The light energy collected by the 50mm lens is 1/16 of the 400mm lens.

So it matters whether the source is distributed or point, but not whether it is emission or reflection.

Ken

OK, I'm pretty sure I don't get it, but that's ok. It would seem that the larger aperture would result in more light, and a higher shutter speed, but it doesn't. Obviously there is something going on that I don't understand intuitively. Maybe small words and pictures would help me, but I really don't need to know.
Mark

Mark - It does let in more light but what you are missing is that the lens is focused further away too (200 vs 50 mm if the subject is at "infinity"), so that light is spread out more by the time it hits the sensor/film plane. It's the inverse square law at work. What the same f stop does, regardless of the focal length is let the same light intensity fall *per film/sensor area*. So at 200 you get more photons through the hole than at 50, but they get spread out more - so it all works out , that's why f stop is used to represent "exposure"

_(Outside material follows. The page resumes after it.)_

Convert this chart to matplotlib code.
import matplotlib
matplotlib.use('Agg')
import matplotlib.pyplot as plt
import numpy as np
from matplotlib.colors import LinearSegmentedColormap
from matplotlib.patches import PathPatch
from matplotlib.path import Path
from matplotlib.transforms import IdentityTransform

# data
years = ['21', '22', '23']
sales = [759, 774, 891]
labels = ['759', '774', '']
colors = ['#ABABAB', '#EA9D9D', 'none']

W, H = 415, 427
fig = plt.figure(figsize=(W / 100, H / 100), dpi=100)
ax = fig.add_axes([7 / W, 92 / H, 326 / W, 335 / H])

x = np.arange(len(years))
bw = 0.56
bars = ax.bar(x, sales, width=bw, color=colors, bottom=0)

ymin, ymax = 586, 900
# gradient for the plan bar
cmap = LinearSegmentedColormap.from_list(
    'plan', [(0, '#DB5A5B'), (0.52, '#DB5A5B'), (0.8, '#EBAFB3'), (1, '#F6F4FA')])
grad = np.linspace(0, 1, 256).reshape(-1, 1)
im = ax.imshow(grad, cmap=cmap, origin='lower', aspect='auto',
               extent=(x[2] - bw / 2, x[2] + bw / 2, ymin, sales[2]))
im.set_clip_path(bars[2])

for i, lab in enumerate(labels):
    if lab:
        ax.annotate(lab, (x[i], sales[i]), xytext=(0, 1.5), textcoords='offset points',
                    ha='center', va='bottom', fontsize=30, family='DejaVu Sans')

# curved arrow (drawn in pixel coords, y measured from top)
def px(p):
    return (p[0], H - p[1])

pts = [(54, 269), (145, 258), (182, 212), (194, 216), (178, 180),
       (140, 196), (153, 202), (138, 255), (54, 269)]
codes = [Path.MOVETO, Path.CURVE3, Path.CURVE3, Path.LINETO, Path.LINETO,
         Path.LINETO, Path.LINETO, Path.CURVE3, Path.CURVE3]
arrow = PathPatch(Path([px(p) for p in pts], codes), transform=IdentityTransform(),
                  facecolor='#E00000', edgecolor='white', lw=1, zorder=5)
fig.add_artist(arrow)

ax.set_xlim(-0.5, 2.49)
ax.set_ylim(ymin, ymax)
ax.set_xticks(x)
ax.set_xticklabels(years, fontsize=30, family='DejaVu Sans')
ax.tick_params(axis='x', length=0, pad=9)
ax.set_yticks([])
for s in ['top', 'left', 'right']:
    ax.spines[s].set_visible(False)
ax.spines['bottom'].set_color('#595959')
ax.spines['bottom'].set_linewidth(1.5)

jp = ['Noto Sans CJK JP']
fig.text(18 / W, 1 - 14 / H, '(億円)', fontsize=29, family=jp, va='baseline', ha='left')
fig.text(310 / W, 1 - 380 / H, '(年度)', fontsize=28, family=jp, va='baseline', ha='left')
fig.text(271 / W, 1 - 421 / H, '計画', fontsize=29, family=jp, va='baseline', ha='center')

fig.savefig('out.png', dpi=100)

Hope that gets you over the intuitive hump :-)

Andy

The Big Bang was a point source.
Bremstrahlung from an energetic electron is a point source.
The exact nature of the big bang in the opening sub-nanosecond interval is still conjectural. It rapidly moved out of any possibility of being considered such, even presuming that some of the newer physical theories haven't superseded it.
And the size of an electron, hence the scale of any internal activity depends on what state you consider it to be in; but considered as a particle it's finite if indeterminate.


Try take pictures of a light bulb 10 ft away (distributed emission source) with 400mm f/4 and a 50mm f/2, using the same ISO and shutter time.
You'll find that the 50mm f/2 picture is 4 x brighter than the 400mm f/4.
You'll also find that the 50mm f/2 picture is 8 x smaller than the 400mm f/4.
The light energy collected by the 50mm lens is 4/8/8=1/16 of the 400mm lens.

Repeat the same with the light bulb switched off, but having some outside illumination. You'll get the same results.

Now try that again with a clear envelope lamp, not a frosted, so you're photographing the light source, not the diffuser (galaxy vs. nebula). I will concede that the image will be smaller, but not dimmer.

Now try take pictures of say, Sirius (a point source) with the same lenses.
You'll find that the 50mm f/2 picture is 16 x less bright than the 400mm f/4.
You'll also find that the 50mm f/2 picture is almost the same size as the 400mm f/4 (slightly bigger diffraction pattern).
The light energy collected by the 50mm lens is 1/16 of the 400mm lens.

So it matters whether the source is distributed or point, but not whether it is emission or reflection.

Ken

Sirius is an emission source - where's your reflection point source by comparison? and how do you justify calling a star twice the mass of the sun a "point source" when you have previously said[QUOTE=kfong] "Theoretically there is no such thing as "Point Reflection source", since a point has no cross section for reflection to occur. So the word "Emission" in the term "Point Emission source" is actually redundant." I submit that if you allow a distributed emission source at sufficient distance to be called as a point source, the same should apply to a reflective source at sufficient distance.

I think that we're arguing semantics as much as optics or physics, though, at this point.